For almost 500 years, the arch that connects the largest Gothic cathedral in the world with its Renaissance sacristy has offered visitors a sumptuous, if little glimpsed – and even less studied – vision of religious bounty.
The 68 beautifully carved plates of food that adorn the archway in Seville’s cathedral offer rather more than bread and wine.
There are pigs’ trotters and wild strawberries, aubergines, clams and oysters. There are peaches, radishes, a skinned hare with a knife by its side, a squirrel served on a bed of hazelnuts and a plate of lemons across which a small snake slithers. There are also cakes and biscuits and, more exotically, a dish of peppers newly imported from Mexico, which had fallen to Hernán Cortés and his men just over a decade before the carvers set to work.
The plates, which are all too often obscured when the huge wooden doors of the sacristy are open, are the subject of a new book by a Spanish art historian who has spent the past 11 years trying to unpick the secrets and meanings of the cathedral’s stone buffet.
“People don’t really see the carvings because of the doors and because they’re too busy looking at the sacristy dome,” said Juan Clemente Rodríguez Estévez. “But the carvings have been there for 500 years and have never been properly studied. They’ve gone unnoticed apart from being seen as a bit of a novelty.”
The arch, which was carved between 1533 and 1535, provides what Rodríguez calls a “snapshot of a seminal moment”. Its still-life carvings, he suggests, are chapters in the social, religious, economic and cultural history of both Seville and Spain as a whole.
The Americas were a fresh and lucrative discovery, the end of the seven-century reconquista, which culminated in the expulsion of the Jews, was a mere four decades distant, and the Reformation was sweeping Europe.
Contemporary theologians and mystics focused on the importance of the eucharist, and sought to portray communion as “a great feast to which everyone was invited”, said Rodríguez, who teaches at the University of Seville.
His book, The Universal Banquet: Art and Food in Renaissance Seville, examines how food was used to strengthen Catholic identity, employed as an image of the abundant joys of the afterlife, and even deployed as a bridge between Europe and the Americas.

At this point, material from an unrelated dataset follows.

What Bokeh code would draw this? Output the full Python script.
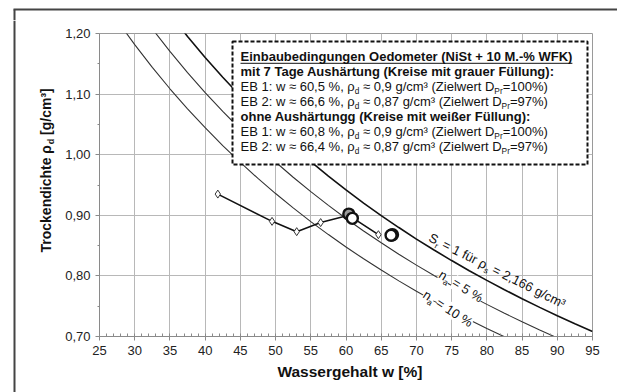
import math, struct, glob
from bokeh.plotting import figure
from bokeh.layouts import column, row
from bokeh.models import (Range1d, FixedTicker, CustomJSTickFormatter, Label,
                          BoxAnnotation, Arrow)
from bokeh.embed import file_html
from bokeh.resources import INLINE

# ---------------- data ----------------
sr_w = [35, 37.5, 40, 42.5, 45, 47.5, 50, 52.5, 55, 57.5, 60, 62.5, 65, 67.5,
        70, 72.5, 75, 77.5, 80, 82.5, 85, 87.5, 90, 92.5, 95]
sr_rho = [1.2320, 1.1952, 1.1605, 1.1278, 1.0969, 1.0676, 1.0399, 1.0135,
          0.9885, 0.9646, 0.9419, 0.9202, 0.8995, 0.8798, 0.8608, 0.8427,
          0.8253, 0.8086, 0.7926, 0.7772, 0.7624, 0.7481, 0.7344, 0.7212, 0.7084]
na5_w = [30, 32.5, 35, 37.5, 40, 42.5, 45, 47.5, 50, 52.5, 55, 57.5, 60, 62.5,
         65, 67.5, 70, 72.5, 75, 77.5, 80, 82.5, 85, 87.5, 90]
na5_rho = [1.2472, 1.2076, 1.1704, 1.1354, 1.1025, 1.0714, 1.0420, 1.0142,
           0.9879, 0.9628, 0.9390, 0.9164, 0.8948, 0.8742, 0.8546, 0.8358,
           0.8178, 0.8006, 0.7840, 0.7682, 0.7530, 0.7383, 0.7243, 0.7107, 0.6977]
na10_w = [27.5, 30, 32.5, 35, 37.5, 40, 42.5, 45, 47.5, 50, 52.5, 55, 57.5,
          60, 62.5, 65, 67.5, 70, 72.5, 75, 77.5, 80, 82.5, 85]
na10_rho = [1.2217, 1.1816, 1.1441, 1.1088, 1.0757, 1.0445, 1.0150, 0.9872,
            0.9608, 0.9359, 0.9122, 0.8896, 0.8682, 0.8477, 0.8282, 0.8096,
            0.7918, 0.7747, 0.7584, 0.7428, 0.7278, 0.7133, 0.6995, 0.6861]

test_w = [41.8, 49.5, 53.0, 56.4, 60.4, 64.6]
test_rho = [0.935, 0.890, 0.873, 0.888, 0.900, 0.868]
gray_w = [60.4, 66.6]
gray_rho = [0.902, 0.868]
white_w = [60.9, 66.4]
white_rho = [0.895, 0.867]

x_ticks = [25, 30, 35, 40, 45, 50, 55, 60, 65, 70, 75, 80, 85, 90, 95]
x_minor = list(range(25, 96))
y_ticks = [0.70, 0.80, 0.90, 1.00, 1.10, 1.20]
y_minor = [0.75, 0.85, 0.95, 1.05, 1.15]

box_lines = [
    [("Einbaubedingungen Oedometer (NiSt + 10 M.-% WFK)", "bold")],
    [("mit 7 Tage Aushärtung (Kreise mit grauer Füllung):", "bold")],
    [("EB 1: w ≈ 60,5 %, ρ", "normal"), ("d", "sub"), (" ≈ 0,9 g/cm³ (Zielwert D", "normal"), ("Pr", "sub"), ("=100%)", "normal")],
    [("EB 2: w ≈ 66,6 %, ρ", "normal"), ("d", "sub"), (" ≈ 0,87 g/cm³ (Zielwert D", "normal"), ("Pr", "sub"), ("=97%)", "normal")],
    [("ohne Aushärtungg (Kreise mit weißer Füllung):", "bold")],
    [("EB 1: w ≈ 60,8 %, ρ", "normal"), ("d", "sub"), (" ≈ 0,9 g/cm³ (Zielwert D", "normal"), ("Pr", "sub"), ("=100%)", "normal")],
    [("EB 2: w ≈ 66,4 %, ρ", "normal"), ("d", "sub"), (" ≈ 0,87 g/cm³ (Zielwert D", "normal"), ("Pr", "sub"), ("=97%)", "normal")],
]
x_title = [("Wassergehalt w [%]", "bold")]
y_title = [("Trockendichte ρ", "bold"), ("d", "subbold"), (" [g/cm³]", "bold")]
sr_label = [("S", "normal"), ("r", "sub"), (" = 1 für ρ", "normal"), ("s", "sub"),
            (" = 2,166 g/cm³", "normal")]
na5_label = [("n", "normal"), ("a", "sub"), (" = 5 %", "normal")]
na10_label = [("n", "normal"), ("a", "sub"), (" = 10 %", "normal")]


# ---------------- font metrics ----------------
def parse_font(path):
    d = open(path, "rb").read()
    n = struct.unpack(">H", d[4:6])[0]
    t = {}
    for i in range(n):
        tag, _, off, ln = struct.unpack(">4sIII", d[12 + 16 * i:28 + 16 * i])
        t[tag.decode("latin1")] = off
    upem = struct.unpack(">H", d[t["head"] + 18:t["head"] + 20])[0]
    nhm = struct.unpack(">H", d[t["hhea"] + 34:t["hhea"] + 36])[0]
    hm = t["hmtx"]
    adv = [struct.unpack(">H", d[hm + 4 * i:hm + 4 * i + 2])[0] for i in range(nhm)]
    c = t["cmap"]
    nsub = struct.unpack(">H", d[c + 2:c + 4])[0]
    cmap = {}
    for i in range(nsub):
        pid, eid, off = struct.unpack(">HHI", d[c + 4 + 8 * i:c + 12 + 8 * i])
        so = c + off
        fmt = struct.unpack(">H", d[so:so + 2])[0]
        if pid == 3 and eid == 1 and fmt == 4:
            segx2 = struct.unpack(">H", d[so + 6:so + 8])[0]
            seg = segx2 // 2
            ends = struct.unpack(">%dH" % seg, d[so + 14:so + 14 + segx2])
            starts = struct.unpack(">%dH" % seg, d[so + 16 + segx2:so + 16 + 2 * segx2])
            deltas = struct.unpack(">%dh" % seg, d[so + 16 + 2 * segx2:so + 16 + 3 * segx2])
            rp = so + 16 + 3 * segx2
            roffs = struct.unpack(">%dH" % seg, d[rp:rp + segx2])
            for k in range(seg):
                for ch in range(starts[k], ends[k] + 1):
                    if ch == 0xFFFF:
                        continue
                    if roffs[k] == 0:
                        g = (ch + deltas[k]) & 0xFFFF
                    else:
                        addr = rp + 2 * k + roffs[k] + 2 * (ch - starts[k])
                        g = struct.unpack(">H", d[addr:addr + 2])[0]
                        if g:
                            g = (g + deltas[k]) & 0xFFFF
                    cmap[ch] = g
            break

    def width(s, size):
        tot = 0
        for ch in s:
            g = cmap.get(ord(ch), 0)
            tot += adv[g] if g < len(adv) else adv[-1]
        return tot * size / upem
    return width


def find_font(name):
    for f in glob.glob("/usr/share/fonts/**/" + name, recursive=True):
        try:
            return parse_font(f)
        except Exception:
            pass
    return lambda s, size: 0.56 * size * len(s)


W_REG = find_font("LiberationSans-Regular.ttf")
W_BOLD = find_font("LiberationSans-Bold.ttf")
FONT = "Liberation Sans"
BASE_FIX = 0.40   # empirical baseline correction (fraction of font size)

# ---------------- geometry (global page pixels) ----------------
TOP_H = 20
LEFT_W = 60
FX0, FY0, FW, FH = 99, 33, 493, 303          # main plot frame
MAIN_BOTTOM = 25
X0, X1, Y0, Y1 = 25, 95, 0.70, 1.20


def blank(x0, x1, y0, y1):
    f = figure(width=x1 - x0, height=y1 - y0, x_range=Range1d(x0, x1),
               y_range=Range1d(y1, y0), x_axis_location=None, y_axis_location=None,
               min_border=0, output_backend="svg", toolbar_location=None)
    f.grid.visible = False
    f.outline_line_color = None
    f.background_fill_color = "white"
    f.border_fill_color = "white"
    return f


def ident(sx, sy):
    return sx, sy


def main_conv(sx, sy):
    return (X0 + (sx - FX0) * (X1 - X0) / FW, Y1 - (sy - FY0) * (Y1 - Y0) / FH)


def add_text(fig, conv, px, py, segments, angle_deg=0.0, size=13.0, bg=None,
             color="#111111"):
    th = math.radians(angle_deg)
    ax_, ay_ = math.cos(th), -math.sin(th)     # advance direction (screen)
    dx_, dy_ = math.sin(th), math.cos(th)      # "down" direction (screen)
    pos = 0.0
    for text, style in segments:
        bold = style in ("bold", "subbold")
        wf = W_BOLD if bold else W_REG
        if style.startswith("sub"):
            fs, shift = size * 0.64, size * 0.22
        else:
            fs, shift = size, 0.0
        stripped = text.lstrip(" ")
        pos += wf(" " * (len(text) - len(stripped)), fs)
        text = stripped
        shift -= BASE_FIX * fs
        sx = px + ax_ * pos + dx_ * shift
        sy = py + ay_ * pos + dy_ * shift
        x, y = conv(sx, sy)
        kw = {}
        if bg:
            kw["background_fill_color"] = bg
            kw["background_fill_alpha"] = 1.0
        fig.add_layout(Label(x=x, y=y, x_units="data", y_units="data", text=text, angle=th,
                             text_align="left", text_baseline="alphabetic", text_font=FONT,
                             text_font_size="%.1fpx" % fs,
                             text_font_style="bold" if bold else "normal",
                             text_color=color, **kw))
        pos += wf(text, fs)
    return pos


# ---------------- main figure ----------------
p = figure(frame_width=FW, frame_height=FH, min_border_left=FX0 - LEFT_W,
           min_border_right=617 - FX0 - FW, min_border_top=FY0 - TOP_H,
           min_border_bottom=MAIN_BOTTOM,
           x_range=Range1d(X0, X1), y_range=Range1d(Y0, Y1),
           output_backend="svg", toolbar_location=None)
p.background_fill_color = "white"
p.border_fill_color = "white"
p.outline_line_color = "#9a9a9a"
p.outline_line_width = 1

for ax in (p.xaxis[0], p.yaxis[0]):
    ax.axis_line_color = "#8a8a8a"
    ax.major_tick_line_color = "#8a8a8a"
    ax.minor_tick_line_color = "#8a8a8a"
    ax.major_label_text_font = FONT
    ax.major_label_text_font_size = "13px"
    ax.major_label_text_color = "#222222"
    ax.axis_label = None

p.xaxis.ticker = FixedTicker(ticks=x_ticks, minor_ticks=x_minor)
p.xaxis.formatter = CustomJSTickFormatter(code="return tick.toFixed(0);")
p.xaxis.major_tick_out = 4
p.xaxis.major_tick_in = 0
p.xaxis.minor_tick_out = 0
p.xaxis.minor_tick_in = 3
p.xaxis.major_label_standoff = 5

p.yaxis.ticker = FixedTicker(ticks=y_ticks, minor_ticks=y_minor)
p.yaxis.formatter = CustomJSTickFormatter(code="return tick.toFixed(2).replace('.', ',');")
p.yaxis.major_tick_out = 4
p.yaxis.major_tick_in = 0
p.yaxis.minor_tick_out = 2
p.yaxis.minor_tick_in = 0
p.yaxis.major_label_standoff = 5

p.xgrid.grid_line_color = "#b8b8b8"
p.ygrid.grid_line_color = "#b8b8b8"

# curves
p.line(na10_w, na10_rho, line_color="#333333", line_width=1.1)
p.line(na5_w, na5_rho, line_color="#333333", line_width=1.1)
p.line(sr_w, sr_rho, line_color="#111111", line_width=1.6)

# test series
p.line(test_w, test_rho, line_color="#111111", line_width=1.6)
p.scatter(test_w, test_rho, marker="diamond", size=8, fill_color="white",
          line_color="#333333", line_width=1.0)
p.scatter(gray_w, gray_rho, marker="circle", size=11, fill_color="#9a9a9a",
          line_color="#111111", line_width=2.4)
p.scatter(white_w, white_rho, marker="circle", size=11, fill_color="white",
          line_color="#111111", line_width=2.4)

# legend box
bl, bt = main_conv(232, 41)
br, bb = main_conv(587, 164)
p.add_layout(BoxAnnotation(left=bl, right=br, top=bt, bottom=bb, fill_color="white",
                           fill_alpha=1.0, line_color="#111111", line_alpha=1.0,
                           line_width=2, line_dash="4 2"))
for i, segs in enumerate(box_lines):
    base = 61.0 + 15 * i
    wline = add_text(p, main_conv, 240, base, segs, size=13)
    if i == 0:
        x0, y0 = main_conv(240, base + 1.8)
        x1, y1 = main_conv(240 + wline, base + 1.8)
        p.add_layout(Arrow(x_start=x0, y_start=y0, x_end=x1, y_end=y1, start=None,
                           end=None, line_color="#111111", line_width=1))

# curve labels
add_text(p, main_conv, 427, 241, sr_label, angle_deg=-26.6, size=13)
add_text(p, main_conv, 437, 277, na5_label, angle_deg=-32, size=13, bg="white")
add_text(p, main_conv, 421, 297, na10_label, angle_deg=-33, size=13, bg="white")

# ---------------- surrounding strips ----------------
top = blank(0, 617, 0, TOP_H)
top.line([13, 617], [9, 9], line_color="#444444", line_width=2)
top.line([14, 14], [9, TOP_H], line_color="#444444", line_width=2)

left = blank(0, LEFT_W, TOP_H, 392)
left.line([14, 14], [TOP_H, 392], line_color="#444444", line_width=2)
add_text(left, ident, 51, 252, y_title, angle_deg=90, size=14)

main_h = (FY0 - TOP_H) + FH + MAIN_BOTTOM
bottom = blank(LEFT_W, 617, TOP_H + main_h, 392)
add_text(bottom, ident, 261, 377, x_title, size=15.5)

layout = column(top, row(left, column(p, bottom, spacing=0), spacing=0), spacing=0)
open("out.html", "w").write(file_html(layout, INLINE))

Pork, unsurprisingly, features three times among the 68 plates, but olive oil – a staple of Andalucía since Roman times – is curiously absent. Rodríguez’s theory is that it may have been left out on the orders of Baltasar del Río, a bishop who was instrumental in the arch’s creation. Despite making a name for himself in the church in both Rome and Seville, Del Río was from a family of conversos – Jewish converts to Catholicism – and his father was judged by the Inquisition at the end of the 15th century.
Mindful of his roots, the bishop may have chosen to exclude oil because it was used by Jews who, like Muslims – but unlike Catholics – did not fry their food in pig fat.
“Being a converso, Del Río would have had to be very careful about the foods that were represented in the arch. They all needed to be really Catholic,” said Rodríguez.
“But there are some foods that have a Jewish influence, such as the aubergines. Aubergines came to Europe through Islam, and came to be prized by Muslims and Jews alike. I think the presence of aubergines shows how normalised they had become by then.”
The bread at the centre of the arch could also be a reference to Del Río’s decision to found a brotherhood to help feed Seville’s poor.
“There was a terrible famine in 1521 and he ordered cheap wheat to be bought so that the poor would be provided with bread when wheat prices rose. If you look at the middle of the arch, you can see the loaves of bread.”
The peppers, which Rodríguez had taken for strawberries until one of the botanists he consulted set him straight, are the only crop from the Americas.
“There aren’t more foods from there because it was still early days,” he said. “At that time, corn was mainly used as animal feed, and the potato hadn’t arrived in Spain because the conquest of Peru took place in the 1530s, so the ships from Peru were only beginning to arrive.”
The traffic, however, was not all one way. As Rodríguez points out, the Augustinian friars who followed the Dominicans and the Franciscans to the Americas built three churches in Mexico in the 1560s whose doorways were decorated with plates of food. The aim was to celebrate the eucharist and to help explain the importance of communion to a conquered people who were not familiar with bread and wine.
Rodríguez is delighted with the fruit of more than a decade’s research, and keen to stress that he owes a huge debt to the botanists, zoologists and other experts he consulted on his physical and intellectual travels.
“I couldn’t have written the book if it wasn’t for the decades of work by researchers who have helped us understand food in a cultural context,” he said.
“All I would have seen was a load of plates. When I started looking at the arch, I saw a window on to the 16th century, but I wasn’t quite sure what was on the other side.”